Problem to solve
Exclude images, then output the remaining data verbatim.

-- begin --

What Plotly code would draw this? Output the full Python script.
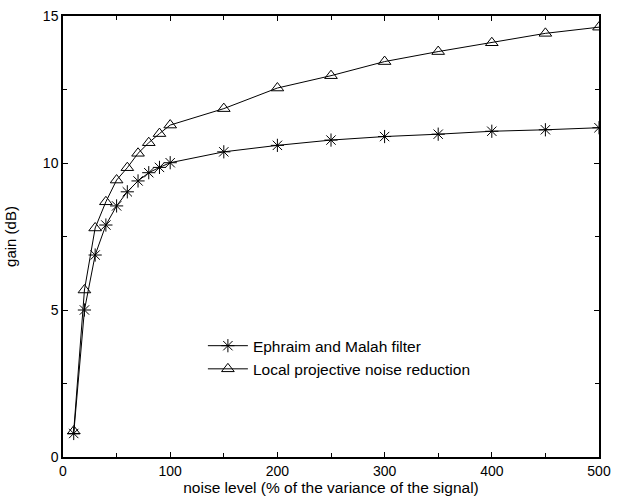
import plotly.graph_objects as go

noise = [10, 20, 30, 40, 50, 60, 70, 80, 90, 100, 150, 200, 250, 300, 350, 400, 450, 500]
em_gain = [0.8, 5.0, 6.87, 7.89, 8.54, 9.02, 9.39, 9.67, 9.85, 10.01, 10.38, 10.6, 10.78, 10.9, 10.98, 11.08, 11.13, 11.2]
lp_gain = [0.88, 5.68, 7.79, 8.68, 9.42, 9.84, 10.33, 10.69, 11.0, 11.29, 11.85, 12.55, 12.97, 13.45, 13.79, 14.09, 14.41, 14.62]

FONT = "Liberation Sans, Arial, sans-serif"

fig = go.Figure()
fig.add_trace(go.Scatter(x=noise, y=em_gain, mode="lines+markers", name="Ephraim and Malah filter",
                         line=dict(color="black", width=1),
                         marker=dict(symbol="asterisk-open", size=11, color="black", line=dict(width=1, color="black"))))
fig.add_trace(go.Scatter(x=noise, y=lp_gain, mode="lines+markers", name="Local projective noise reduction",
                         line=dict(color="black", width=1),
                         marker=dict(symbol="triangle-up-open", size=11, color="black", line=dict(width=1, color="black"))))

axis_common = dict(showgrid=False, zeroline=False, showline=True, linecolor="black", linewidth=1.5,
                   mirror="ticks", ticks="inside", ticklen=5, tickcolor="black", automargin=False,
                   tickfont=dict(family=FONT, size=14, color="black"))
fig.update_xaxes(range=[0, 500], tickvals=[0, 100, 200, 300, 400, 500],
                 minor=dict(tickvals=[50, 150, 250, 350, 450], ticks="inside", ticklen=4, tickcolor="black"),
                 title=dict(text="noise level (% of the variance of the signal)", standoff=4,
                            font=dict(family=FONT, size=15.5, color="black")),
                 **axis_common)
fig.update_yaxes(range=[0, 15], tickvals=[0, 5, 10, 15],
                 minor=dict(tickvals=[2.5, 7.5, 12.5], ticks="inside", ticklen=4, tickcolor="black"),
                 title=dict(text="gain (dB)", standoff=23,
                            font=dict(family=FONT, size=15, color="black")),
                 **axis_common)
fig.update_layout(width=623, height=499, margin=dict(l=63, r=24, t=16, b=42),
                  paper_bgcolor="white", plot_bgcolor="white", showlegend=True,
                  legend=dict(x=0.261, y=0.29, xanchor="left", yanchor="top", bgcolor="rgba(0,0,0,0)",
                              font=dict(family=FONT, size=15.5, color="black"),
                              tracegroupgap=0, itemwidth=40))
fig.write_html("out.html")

-- end --

Result for this exercise
What Plotly code would draw this? Output the full Python script.
import plotly.graph_objects as go

noise = [10, 20, 30, 40, 50, 60, 70, 80, 90, 100, 150, 200, 250, 300, 350, 400, 450, 500]
em_gain = [0.8, 5.0, 6.87, 7.89, 8.54, 9.02, 9.39, 9.67, 9.85, 10.01, 10.38, 10.6, 10.78, 10.9, 10.98, 11.08, 11.13, 11.2]
lp_gain = [0.88, 5.68, 7.79, 8.68, 9.42, 9.84, 10.33, 10.69, 11.0, 11.29, 11.85, 12.55, 12.97, 13.45, 13.79, 14.09, 14.41, 14.62]

FONT = "Liberation Sans, Arial, sans-serif"

fig = go.Figure()
fig.add_trace(go.Scatter(x=noise, y=em_gain, mode="lines+markers", name="Ephraim and Malah filter",
                         line=dict(color="black", width=1),
                         marker=dict(symbol="asterisk-open", size=11, color="black", line=dict(width=1, color="black"))))
fig.add_trace(go.Scatter(x=noise, y=lp_gain, mode="lines+markers", name="Local projective noise reduction",
                         line=dict(color="black", width=1),
                         marker=dict(symbol="triangle-up-open", size=11, color="black", line=dict(width=1, color="black"))))

axis_common = dict(showgrid=False, zeroline=False, showline=True, linecolor="black", linewidth=1.5,
                   mirror="ticks", ticks="inside", ticklen=5, tickcolor="black", automargin=False,
                   tickfont=dict(family=FONT, size=14, color="black"))
fig.update_xaxes(range=[0, 500], tickvals=[0, 100, 200, 300, 400, 500],
                 minor=dict(tickvals=[50, 150, 250, 350, 450], ticks="inside", ticklen=4, tickcolor="black"),
                 title=dict(text="noise level (% of the variance of the signal)", standoff=4,
                            font=dict(family=FONT, size=15.5, color="black")),
                 **axis_common)
fig.update_yaxes(range=[0, 15], tickvals=[0, 5, 10, 15],
                 minor=dict(tickvals=[2.5, 7.5, 12.5], ticks="inside", ticklen=4, tickcolor="black"),
                 title=dict(text="gain (dB)", standoff=23,
                            font=dict(family=FONT, size=15, color="black")),
                 **axis_common)
fig.update_layout(width=623, height=499, margin=dict(l=63, r=24, t=16, b=42),
                  paper_bgcolor="white", plot_bgcolor="white", showlegend=True,
                  legend=dict(x=0.261, y=0.29, xanchor="left", yanchor="top", bgcolor="rgba(0,0,0,0)",
                              font=dict(family=FONT, size=15.5, color="black"),
                              tracegroupgap=0, itemwidth=40))
fig.write_html("out.html")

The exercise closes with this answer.